▸ Stated problem
Quote the data exactly, first line to the line containing "minimum width=92.4pt] (vize)", with no pictures.

▸ Dataset excerpt

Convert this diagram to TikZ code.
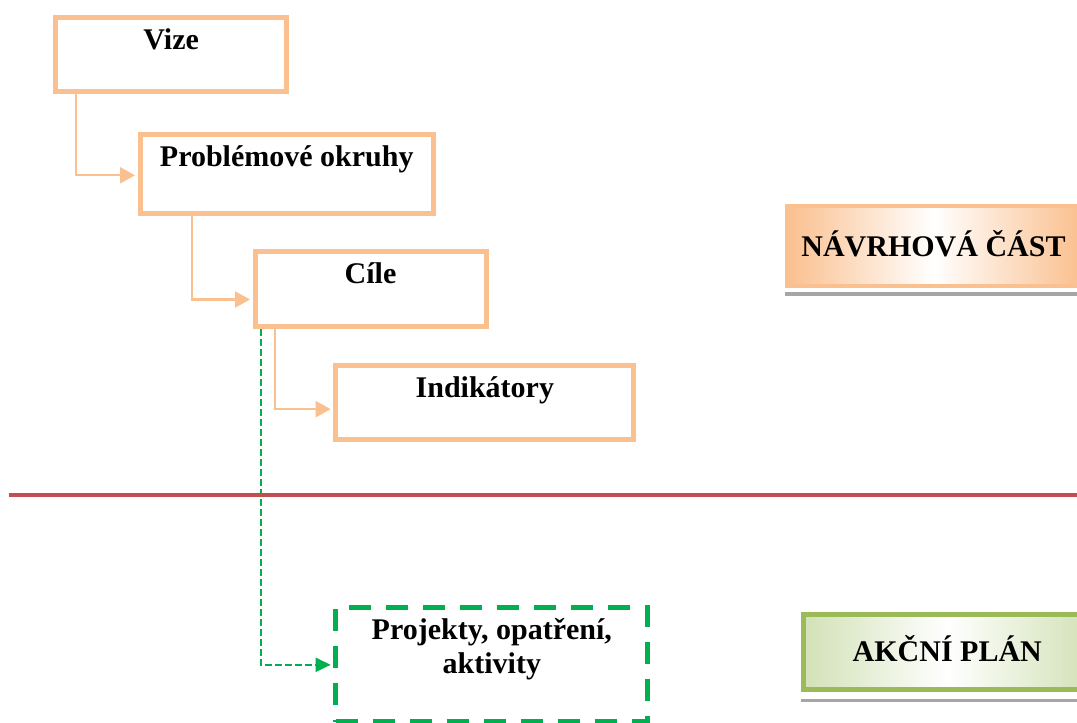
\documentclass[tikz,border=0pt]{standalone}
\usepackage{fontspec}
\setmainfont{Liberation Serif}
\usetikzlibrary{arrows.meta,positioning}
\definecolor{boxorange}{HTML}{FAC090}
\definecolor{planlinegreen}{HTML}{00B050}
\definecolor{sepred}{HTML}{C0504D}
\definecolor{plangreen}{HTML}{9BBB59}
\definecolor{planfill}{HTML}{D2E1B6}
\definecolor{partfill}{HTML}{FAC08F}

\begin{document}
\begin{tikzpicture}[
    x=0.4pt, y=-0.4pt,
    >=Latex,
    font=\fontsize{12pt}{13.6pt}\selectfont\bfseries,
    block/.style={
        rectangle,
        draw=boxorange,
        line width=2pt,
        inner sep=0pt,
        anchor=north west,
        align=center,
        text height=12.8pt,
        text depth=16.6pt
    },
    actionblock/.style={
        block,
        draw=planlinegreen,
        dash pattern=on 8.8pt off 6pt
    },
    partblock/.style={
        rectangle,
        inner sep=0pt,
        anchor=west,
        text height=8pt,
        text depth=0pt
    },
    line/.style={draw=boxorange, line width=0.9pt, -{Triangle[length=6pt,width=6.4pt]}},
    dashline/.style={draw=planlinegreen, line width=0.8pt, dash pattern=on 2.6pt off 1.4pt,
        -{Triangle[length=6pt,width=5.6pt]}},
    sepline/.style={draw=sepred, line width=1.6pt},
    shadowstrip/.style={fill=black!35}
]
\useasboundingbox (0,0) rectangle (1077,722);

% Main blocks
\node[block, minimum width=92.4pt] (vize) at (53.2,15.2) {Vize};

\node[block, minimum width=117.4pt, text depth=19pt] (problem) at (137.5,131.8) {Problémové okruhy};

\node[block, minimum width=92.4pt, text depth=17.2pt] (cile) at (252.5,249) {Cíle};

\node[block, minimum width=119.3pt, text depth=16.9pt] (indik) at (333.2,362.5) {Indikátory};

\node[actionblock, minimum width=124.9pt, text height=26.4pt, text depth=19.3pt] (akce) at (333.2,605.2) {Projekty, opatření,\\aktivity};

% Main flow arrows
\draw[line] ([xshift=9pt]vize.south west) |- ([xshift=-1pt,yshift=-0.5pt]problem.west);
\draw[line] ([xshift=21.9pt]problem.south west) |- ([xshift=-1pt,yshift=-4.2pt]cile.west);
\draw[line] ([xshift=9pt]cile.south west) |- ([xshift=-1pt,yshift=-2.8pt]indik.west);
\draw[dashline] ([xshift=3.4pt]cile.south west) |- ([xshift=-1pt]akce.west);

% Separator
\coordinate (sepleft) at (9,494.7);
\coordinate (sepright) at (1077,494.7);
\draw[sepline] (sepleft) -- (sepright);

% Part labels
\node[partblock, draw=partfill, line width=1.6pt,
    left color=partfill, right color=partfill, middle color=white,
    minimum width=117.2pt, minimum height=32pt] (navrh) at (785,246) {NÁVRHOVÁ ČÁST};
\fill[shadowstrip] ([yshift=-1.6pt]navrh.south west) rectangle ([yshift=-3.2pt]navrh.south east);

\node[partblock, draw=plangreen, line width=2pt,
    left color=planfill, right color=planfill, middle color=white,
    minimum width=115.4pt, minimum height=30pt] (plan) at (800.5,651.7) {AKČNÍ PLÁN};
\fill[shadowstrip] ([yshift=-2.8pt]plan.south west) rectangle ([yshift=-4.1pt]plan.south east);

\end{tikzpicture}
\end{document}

▸ Exercise response
Convert this diagram to TikZ code.
\documentclass[tikz,border=0pt]{standalone}
\usepackage{fontspec}
\setmainfont{Liberation Serif}
\usetikzlibrary{arrows.meta,positioning}
\definecolor{boxorange}{HTML}{FAC090}
\definecolor{planlinegreen}{HTML}{00B050}
\definecolor{sepred}{HTML}{C0504D}
\definecolor{plangreen}{HTML}{9BBB59}
\definecolor{planfill}{HTML}{D2E1B6}
\definecolor{partfill}{HTML}{FAC08F}

\begin{document}
\begin{tikzpicture}[
    x=0.4pt, y=-0.4pt,
    >=Latex,
    font=\fontsize{12pt}{13.6pt}\selectfont\bfseries,
    block/.style={
        rectangle,
        draw=boxorange,
        line width=2pt,
        inner sep=0pt,
        anchor=north west,
        align=center,
        text height=12.8pt,
        text depth=16.6pt
    },
    actionblock/.style={
        block,
        draw=planlinegreen,
        dash pattern=on 8.8pt off 6pt
    },
    partblock/.style={
        rectangle,
        inner sep=0pt,
        anchor=west,
        text height=8pt,
        text depth=0pt
    },
    line/.style={draw=boxorange, line width=0.9pt, -{Triangle[length=6pt,width=6.4pt]}},
    dashline/.style={draw=planlinegreen, line width=0.8pt, dash pattern=on 2.6pt off 1.4pt,
        -{Triangle[length=6pt,width=5.6pt]}},
    sepline/.style={draw=sepred, line width=1.6pt},
    shadowstrip/.style={fill=black!35}
]
\useasboundingbox (0,0) rectangle (1077,722);

% Main blocks
\node[block, minimum width=92.4pt] (vize) at (53.2,15.2) {Vize};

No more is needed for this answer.